It's been a while. From blogging almost every other day a few years ago to once every 4 or 5 months to radio silence. Work has taken over. I never ever thought I would write that, but my life now is all about work.
I guess it was about time I found something to pour all my surplus passion and energy into. Traveling and "modeling" and reading and living the 'gypsy life' did not really fit with the life I set to surround myself in. (If I could find the courage to move to an island faraway, I would. But here I am in San Francisco. Ambitious and amorous. Full of life but full of pedigree that dictates social caste.) Wherever I am, I have this incredible desire to succeed of my own merit. So I got a job in July, a real one with a 401K and everything. It's been about four years since I've had one of these. They are a world of their own, with their own language, etiquette and power dynamics. Two months later I got a promotion. Now there is rumblings in the office of a bump to being Director.

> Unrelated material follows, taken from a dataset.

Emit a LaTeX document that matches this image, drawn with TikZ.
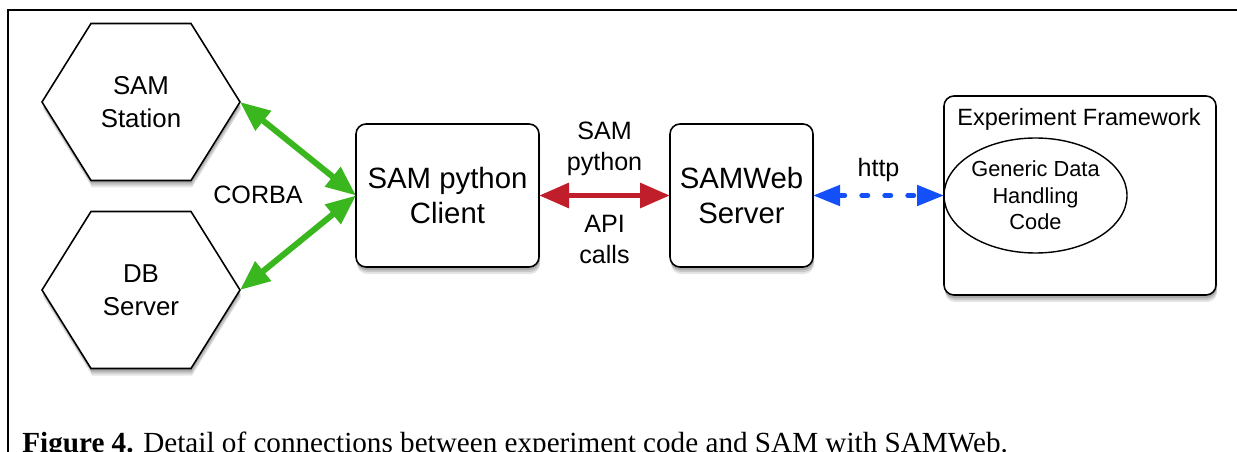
\documentclass[tikz,border=0pt]{standalone}
\usepackage{fontspec}
\setmainfont{Liberation Sans}
\newfontfamily\capfont{Liberation Serif}
\usetikzlibrary{positioning,arrows.meta,calc,shapes.geometric}
\definecolor{corbagreen}{RGB}{58,182,30}
\definecolor{apired}{RGB}{192,30,42}
\definecolor{httpblue}{RGB}{20,80,250}

\begin{document}
\begin{tikzpicture}[>={Triangle[length=6mm,width=4.8mm]},
  softshadow/.style={
    preaction={fill=black,opacity=0.10,transform canvas={xshift=0.2mm,yshift=-1.4mm}},
    preaction={fill=black,opacity=0.12,transform canvas={xshift=0.2mm,yshift=-1.0mm}},
    preaction={fill=black,opacity=0.15,transform canvas={xshift=0.1mm,yshift=-0.6mm}}},
  box/.style={draw,line width=0.9pt,rounded corners=2mm,fill=white,softshadow,align=center,inner sep=0pt,outer sep=0pt},
  hexbox/.style={minimum width=3.96cm,minimum height=3.14cm,inner sep=0pt,outer sep=0pt,align=center,font=\fontsize{14.7}{18.7}\selectfont},
  hexline/.style={draw,line width=0.9pt,fill=white,softshadow},
  label/.style={align=center,font=\fontsize{14.3}{17.6}\selectfont}]
% outer frame
\useasboundingbox (0,0) rectangle (24.74,-9.04);
\draw[line width=1.1pt] (0.16,-9.2) -- (0.16,-0.2) -- (24.9,-0.2);

% hexagons first, text on top
\foreach \c in {{2.82,-2.04},{2.82,-5.80}}
  \draw[hexline] ($(\c)+(-1.98,0)$) -- ++(0.98,1.57) -- ++(2,0) -- ++(0.98,-1.57)
    -- ++(-0.98,-1.57) -- ++(-2,0) -- cycle;
\node (station) [hexbox] at (2.82,-2.04) {SAM\\Station};
\node (db) [hexbox] at (2.82,-5.80) {DB\\Server};

\node (client) [box,minimum width=3.66cm,minimum height=2.86cm,font=\fontsize{16.7}{19.8}\selectfont] at (8.95,-3.91) {SAM python\\Client};
\node (samweb) [box,minimum width=2.86cm,minimum height=2.86cm,font=\fontsize{16.7}{19.8}\selectfont] at (14.83,-3.91) {SAMWeb\\Server};
\node (framework) [box,minimum width=5.44cm,minimum height=3.98cm] at (21.60,-3.91) {};
\node (fwtitle) [font=\fontsize{13.4}{16}\selectfont] at (21.58,-2.38) {Experiment Framework};
\node (code) [draw,ellipse,line width=0.8pt,minimum width=3.66cm,minimum height=2.30cm,inner sep=0pt,outer sep=0pt,align=center,
  font=\fontsize{12.4}{15}\selectfont] at (20.71,-3.91) {Generic Data\\Handling\\Code};

\node (corba) [label] at (5.16,-3.90) {CORBA};

\draw[<->,corbagreen,line width=3.4pt] (station.east) -- (client.west);
\draw[<->,corbagreen,line width=3.4pt] (db.east) -- (client.west);
\draw[<->,apired,line width=3.4pt] (client) -- (samweb)
  node (apitop) [midway,above=0.22cm,label,text=black] {SAM\\python}
  node (apibot) [midway,below=0.22cm,label,text=black] {API\\calls};
\draw[{Triangle[length=5.4mm,width=4mm]}-{Triangle[length=5.4mm,width=4mm]},httpblue,line width=2.8pt,
  dash pattern=on 0.12cm off 0.34cm,line cap=round] (samweb) -- (code.west)
  node (http) [midway,above=0.1cm,label,text=black] {http};

\node (caption) [anchor=base west,inner sep=0pt,font=\capfont\fontsize{16.6}{20}\selectfont] at (0.44,-9.05)
  {\textbf{Figure 4.} Detail of connections between experiment code and SAM with SAMWeb.};
\end{tikzpicture}
\end{document}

There is also this fear that I must acknowledge...
Of being in the working world I find that there is this fire inside of me that wants to succeed at all cost. There is also this fear that I must acknowledge, that I try to outrun every single day by overworking myself. The fear of failure, that all this could be lost in a split second and I need to build my ship so I can float when the deluge does occur.
Anyways, old friend, I truly have not had time for anything else outside of delving into my exhaustion as soon as I come home. I collapse into a heap of tiredness and just want to nap. After napping, my brain is empty. Too empty to write. What happens when a writer does not write for a long time?
She loses herself and cannot distinguish her voice from the other voices inside her head. When a writer fails to articulate all her dizzying thoughts, they turn into screams. She becomes neurotic. A ball of nerves and insecurity. She's lost herself because she's lost use of her words. I am my truest self when I write. And I forget this
Someone showed me kindness the other day, and said,
"You are unkind to yourself. You are beating yourself up when you are at your best."
You know that Facebook memories feature? I hate it. Four years ago I used to post all these quotes, I would post inspirational thoughts next to spectacular landscape photos from my travels. I would post candid, but flattering, images of myself (enough to convey a sense of free-spiritness but not without a slight sense of premeditation) with quotes from Rumi or Pablo Neruda or Anais Nin to distract viewers from the fact that it was gratuitous self-promotion. I look at them now and I cringe.
They were absolutely pretentious and narcissistic. Nowadays I just admit that I am. But back then, to veil self promotion behind the illusion of depth...oh it was so cheap. And it reeked of desperation for attention. We are all going through our own journey of pain, loss, self-discovery. But does your self discovery need to be broadcast on social media with a Valencia filter and a Gandhi quote? It makes the whole thing disingenuous, premeditated.
My heart breaks for Paris, but it is constantly breaking every day for those dying around the world. This is not to trivialize what happened in Paris because it took a tragedy like this (this = a tragedy in a developed city) to bring so many people around the world together. Perhaps it will make others aware of that human right travesties that occurs every day in less developed nation or the ones in our own backyard. These things shouldn't have to happen to open our eyes, but now that our eyes are wide open, how will we let this affect our outlook of the world?